Some of the renewed vigor could be coming from the Fed’s Twist 2.0.  The operation’s intent was to lower rates on the long end and while it was initially thought to have little impact it has caused investors to move out of bonds and into other investments.  The stock market’s 5.8% rise MTD could be evidence of this and Kathleen Gaffney, co-manager of the Loomis Sayles Bond Retail fun said recently, “Specifically, what we’re seeing is a very strong bid in high-yield, and that has a very familiar feel to it.  When risk is on, the lowest quality assets, the riskiest assets, rally the hardest”.  This is borne out by Ken Hackel at CRT Capital Group who says risky assets have returned 2.99% so far in October.

Kathleen is not alone as Lipper & Co. reported that investors purchased $2.27BN of Junk Bond mutual funds in the week that ended last Wednesday and the spread to Treasuries is around 764bps versus 910bps at the start of the month.  “The market is being led by riskier names”, said Sean Feeley, MD at Babson Capital.  Mr. Feeley says he worries less about a company’s rating and more about their debt service ability.
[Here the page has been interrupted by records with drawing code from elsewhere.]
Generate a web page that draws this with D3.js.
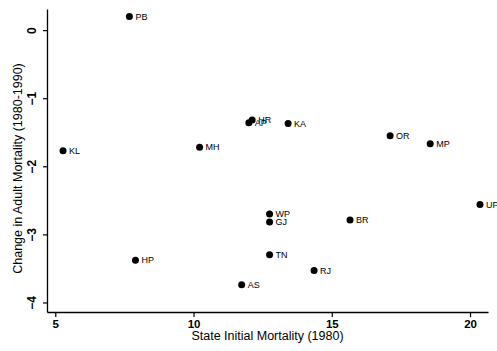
<!DOCTYPE html>
<html>
<head>
<meta charset="utf-8">
<script src="https://cdn.jsdelivr.net/npm/d3@7"></script>
<style>
  html, body { margin: 0; padding: 0; background: #fff; }
  svg { display: block; }
  text { font-family: "Liberation Sans", Arial, Helvetica, sans-serif; fill: #000; }
</style>
</head>
<body>
<svg id="chart" width="497" height="351"></svg>
<script>
// State codes with initial (1980) mortality and its change over 1980-1990
const states = ["PB", "KL", "MH", "AP", "HR", "KA", "OR", "MP", "UP", "WP", "GJ", "BR", "TN", "HP", "RJ", "AS"];
const initialMortality = [7.68, 5.28, 10.22, 12.0, 12.12, 13.42, 17.11, 18.56, 20.36, 12.75, 12.75, 15.66, 12.75, 7.9, 14.36, 11.74];
const mortalityChange = [0.2, -1.77, -1.72, -1.36, -1.32, -1.37, -1.55, -1.67, -2.56, -2.7, -2.82, -2.79, -3.3, -3.38, -3.53, -3.74];
const xTicks = [5, 10, 15, 20];
const yTicks = [0, -1, -2, -3, -4];

const svg = d3.select("#chart");
const plotLeft = 47, plotRight = 488, plotTop = 9, plotBottom = 312;

const x = d3.scaleLinear().domain([4.7, 20.65]).range([plotLeft, plotRight]);
const y = d3.scaleLinear().domain([-4.14, 0.31]).range([plotBottom, plotTop]);

// x axis
const xAxis = svg.append("g")
  .attr("transform", `translate(0,${plotBottom})`)
  .call(d3.axisBottom(x).tickValues(xTicks).tickFormat(d3.format("d")).tickSize(5).tickSizeOuter(0));
xAxis.select(".domain").attr("stroke", "#000").attr("stroke-width", 1.3);
xAxis.selectAll(".tick line").attr("stroke", "#000").attr("stroke-width", 1.2);
xAxis.selectAll(".tick text")
  .attr("font-size", 11.5).attr("font-weight", "bold")
  .attr("y", 8).attr("dy", "0.71em")
  .style("font-family", "'Liberation Sans', Arial, sans-serif");

// y axis with rotated tick labels
const yAxis = svg.append("g")
  .attr("transform", `translate(${plotLeft},0)`)
  .call(d3.axisLeft(y).tickValues(yTicks).tickFormat(d3.format("d")).tickSize(4).tickSizeOuter(0));
yAxis.select(".domain").attr("stroke", "#000").attr("stroke-width", 1.3);
yAxis.selectAll(".tick line").attr("stroke", "#000").attr("stroke-width", 1.2);
yAxis.selectAll(".tick text")
  .attr("font-size", 12).attr("font-weight", "bold")
  .attr("x", 0).attr("dy", 0)
  .attr("text-anchor", "middle")
  .attr("transform", "translate(-11,0) rotate(-90)")
  .style("font-family", "'Liberation Sans', Arial, sans-serif");

// axis titles
svg.append("text")
  .attr("x", (plotLeft + plotRight) / 2).attr("y", 340)
  .attr("text-anchor", "middle").attr("font-size", 12.5)
  .text("State Initial Mortality (1980)");

svg.append("text")
  .attr("transform", `translate(22,${(plotTop + plotBottom) / 2 + 8}) rotate(-90)`)
  .attr("text-anchor", "middle").attr("font-size", 12.5)
  .text("Change in Adult Mortality (1980-1990)");

// points with state labels
const data = states.map((s, i) => ({ s, xv: initialMortality[i], yv: mortalityChange[i] }));
const g = svg.append("g");
g.selectAll("circle").data(data).join("circle")
  .attr("cx", d => x(d.xv)).attr("cy", d => y(d.yv))
  .attr("r", 3.5).attr("fill", "#000");
g.selectAll("text.lbl").data(data).join("text")
  .attr("class", "lbl")
  .attr("x", d => x(d.xv) + 6).attr("y", d => y(d.yv))
  .attr("dy", "0.36em").attr("font-size", 9)
  .text(d => d.s);
</script>
</body>
</html>
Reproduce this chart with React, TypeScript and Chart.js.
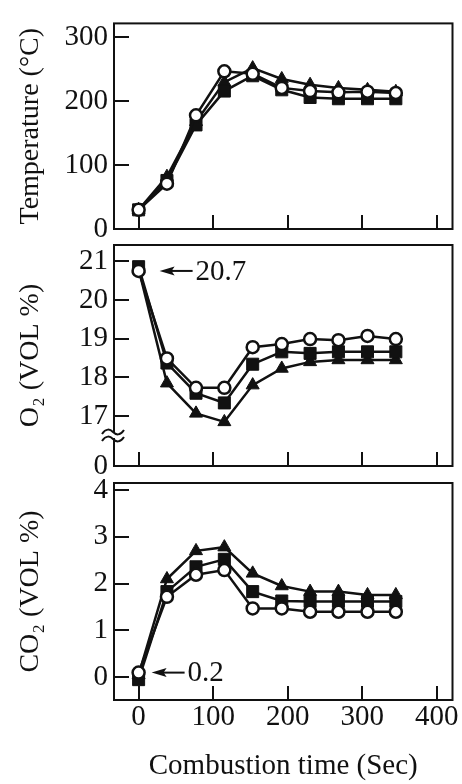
import React, { useEffect, useRef } from 'react';
import { Chart, registerables } from 'chart.js';

Chart.register(...registerables);

const W = 462;
const H = 784;
const FONT = "'Liberation Serif', 'Times New Roman', serif";
const INK = '#111111';

// ---- data ----
const timeSec = [0, 38, 77, 115, 153, 192, 230, 268, 307, 345];

const tempCircle = [30, 71, 178, 247, 243, 221, 216, 214, 215, 213];
const tempSquare = [30, 76, 163, 216, 240, 218, 206, 204, 204, 204];
const tempTriangle = [30, 82, 168, 230, 252, 235, 226, 221, 218, 215];

const o2Circle = [20.75, 18.49, 17.73, 17.73, 18.78, 18.86, 18.99, 18.96, 19.07, 18.99];
const o2Square = [20.86, 18.37, 17.59, 17.34, 18.34, 18.66, 18.62, 18.66, 18.66, 18.66];
const o2Triangle = [20.8, 17.85, 17.07, 16.85, 17.8, 18.23, 18.4, 18.45, 18.45, 18.45];

const co2Circle = [0.1, 1.72, 2.19, 2.29, 1.47, 1.47, 1.4, 1.4, 1.4, 1.4];
const co2Square = [-0.05, 1.83, 2.36, 2.52, 1.83, 1.63, 1.62, 1.62, 1.62, 1.62];
const co2Triangle = [0.05, 2.1, 2.7, 2.78, 2.22, 1.95, 1.83, 1.83, 1.76, 1.76];

const xTickValues = [0, 100, 200, 300, 400];
const tempTickValues = [0, 100, 200, 300];
const o2TickValues = [17, 18, 19, 20, 21];
const co2TickValues = [0, 1, 2, 3, 4];

const o2BreakLabel = '0';
const o2Note = '20.7';
const co2Note = '0.2';

const xTitle = 'Combustion time (Sec)';
const tempTitle = 'Temperature (°C)';
const o2Title = 'O₂ (VOL %)';
const co2Title = 'CO₂ (VOL %)';

// ---- panel layout ----
const X_MIN = -33;
const X_MAX = 421;

type PanelDef = {
  key: string;
  title: string;
  yMin: number;
  yMax: number;
  yTicks: number[];
  bottomLabel?: string;
  series: number[][];
  top: number;
  bottom: number;
  showX: boolean;
  note?: { text: string; at: number; gap: number };
  brk?: boolean;
};

const panels: PanelDef[] = [
  {
    key: 'temp', title: tempTitle, yMin: 0, yMax: 322, yTicks: tempTickValues,
    series: [tempTriangle, tempSquare, tempCircle], top: 7, bottom: 229, showX: false,
  },
  {
    key: 'o2', title: o2Title, yMin: 15.71, yMax: 21.42, yTicks: o2TickValues, bottomLabel: o2BreakLabel,
    series: [o2Triangle, o2Square, o2Circle], top: 245, bottom: 466, showX: false,
    note: { text: o2Note, at: o2Circle[0], gap: 21 }, brk: true,
  },
  {
    key: 'co2', title: co2Title, yMin: -0.485, yMax: 4.15, yTicks: co2TickValues,
    series: [co2Triangle, co2Square, co2Circle], top: 483, bottom: 700, showX: true,
    note: { text: co2Note, at: co2Circle[0], gap: 13 },
  },
];

const markerStyles = [
  { pointStyle: 'triangle', pointRadius: 7.5, pointBackgroundColor: INK, pointBorderWidth: 1, order: 3 },
  { pointStyle: 'rect', pointRadius: 8.5, pointBackgroundColor: INK, pointBorderWidth: 1, order: 2 },
  { pointStyle: 'circle', pointRadius: 6, pointBackgroundColor: '#ffffff', pointBorderWidth: 2.5, order: 1 },
];

function makeFramePlugin(p: PanelDef) {
  return {
    id: 'frame_' + p.key,
    afterDraw(chart: any) {
      const { ctx, chartArea: a } = chart;
      const xs = chart.scales.x;
      const ys = chart.scales.y;
      ctx.save();
      ctx.strokeStyle = INK;
      ctx.fillStyle = INK;
      ctx.lineWidth = 2;
      ctx.strokeRect(a.left, a.top, a.right - a.left, a.bottom - a.top);
      ctx.beginPath();
      xTickValues.forEach((v) => {
        const px = Math.round(xs.getPixelForValue(v));
        ctx.moveTo(px, a.bottom);
        ctx.lineTo(px, a.bottom - 14);
      });
      p.yTicks.forEach((v) => {
        const py = Math.round(ys.getPixelForValue(v));
        if (py >= a.bottom - 1) return;
        ctx.moveTo(a.left, py);
        ctx.lineTo(a.left + 15, py);
      });
      ctx.stroke();

      if (p.note) {
        const tipX = xs.getPixelForValue(timeSec[0]) + p.note.gap;
        const y = ys.getPixelForValue(p.note.at);
        const len = 33;
        ctx.beginPath();
        ctx.moveTo(tipX + 10, y);
        ctx.lineTo(tipX + len, y);
        ctx.lineWidth = 2;
        ctx.stroke();
        ctx.beginPath();
        ctx.moveTo(tipX, y);
        ctx.lineTo(tipX + 15, y - 4.5);
        ctx.lineTo(tipX + 12, y);
        ctx.lineTo(tipX + 15, y + 4.5);
        ctx.closePath();
        ctx.fill();
        ctx.font = `29px ${FONT}`;
        ctx.textAlign = 'left';
        ctx.textBaseline = 'middle';
        ctx.fillText(p.note.text, tipX + len + 3, y + 1);
      }

      if (p.brk) {
        const cx = a.left - 1;
        const y1 = a.bottom - 34;
        const y2 = a.bottom - 27;
        ctx.fillStyle = '#ffffff';
        ctx.fillRect(cx - 3, y1 + 1, 6, y2 - y1 - 2);
        ctx.lineWidth = 2;
        [y1, y2].forEach((y) => {
          ctx.beginPath();
          ctx.moveTo(cx - 11, y + 2);
          ctx.bezierCurveTo(cx - 7, y - 4, cx - 3, y - 3, cx, y);
          ctx.bezierCurveTo(cx + 3, y + 3, cx + 7, y + 4, cx + 11, y - 2);
          ctx.stroke();
        });
      }
      ctx.restore();
    },
  };
}

function buildChart(canvas: HTMLCanvasElement, p: PanelDef) {
  const datasets = p.series.map((vals, i) => ({
    data: timeSec.map((t, j) => ({ x: t, y: vals[j] })),
    borderColor: INK,
    borderWidth: 2.5,
    pointBorderColor: INK,
    tension: 0,
    ...markerStyles[i],
  }));
  const tickFont = { family: FONT, size: 29 };
  return new Chart(canvas, {
    type: 'line',
    data: { datasets } as any,
    plugins: [makeFramePlugin(p)],
    options: {
      animation: false,
      responsive: false,
      events: [],
      layout: {
        padding: { left: 0, right: 7, top: p.top, bottom: p.showX ? 0 : H - p.bottom },
      },
      plugins: { legend: { display: false }, tooltip: { enabled: false } },
      scales: {
        x: {
          type: 'linear',
          min: X_MIN,
          max: X_MAX,
          display: p.showX,
          afterBuildTicks: (s: any) => { s.ticks = xTickValues.map((v) => ({ value: v })); },
          afterFit: (s: any) => { s.height = p.showX ? H - p.bottom : 0; },
          grid: { display: false, drawTicks: false },
          border: { display: false },
          ticks: { font: tickFont, color: INK, padding: 0, autoSkip: false, maxRotation: 0 },
          title: {
            display: p.showX, text: xTitle, color: INK,
            font: { family: FONT, size: 29 }, padding: { top: 0, bottom: 0 },
          },
        },
        y: {
          type: 'linear',
          min: p.yMin,
          max: p.yMax,
          afterBuildTicks: (s: any) => {
            const t = p.yTicks.map((v) => ({ value: v }));
            if (p.bottomLabel) t.unshift({ value: p.yMin });
            s.ticks = t;
          },
          afterFit: (s: any) => { s.width = 114; },
          grid: { display: false, drawTicks: false },
          border: { display: false },
          ticks: {
            font: tickFont, color: INK, padding: 6, autoSkip: false,
            callback: (v: any) => (p.bottomLabel && v === p.yMin ? p.bottomLabel : String(v)),
          },
          title: {
            display: true, text: p.title, color: INK,
            font: { family: FONT, size: 28 }, padding: { top: 14, bottom: 0 },
          },
        },
      },
    } as any,
  });
}

export default function App() {
  const r0 = useRef<HTMLCanvasElement>(null);
  const r1 = useRef<HTMLCanvasElement>(null);
  const r2 = useRef<HTMLCanvasElement>(null);

  useEffect(() => {
    const refs = [r0, r1, r2];
    const charts = panels.map((p, i) => buildChart(refs[i].current as HTMLCanvasElement, p));
    return () => charts.forEach((c) => c.destroy());
  }, []);

  const cs: React.CSSProperties = { position: 'absolute', left: 0, top: 0, width: W, height: H };
  return (
    <div style={{ position: 'absolute', left: 0, top: 0, width: W, height: H, background: '#fff' }}>
      <canvas ref={r0} width={W} height={H} style={cs} />
      <canvas ref={r1} width={W} height={H} style={cs} />
      <canvas ref={r2} width={W} height={H} style={cs} />
    </div>
  );
}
More evidence can be seen in the Citi High Yield Master indexes as their CCC index has gained 6.2 cents since an October 4 low of 76.15 while the BB index has gained 3.9 cents and the B index has gained 5.19 cents.

With the hope of a resolution on the Sovereign debt crisis in Europe dashed before the summit even started and any agreement put off at least until Wednesday it is becoming increasing unclear when and what will ever be decided my Ms. Merkel and Mr. Sarkozy.

Let’s just hope it doesn’t take 12 years.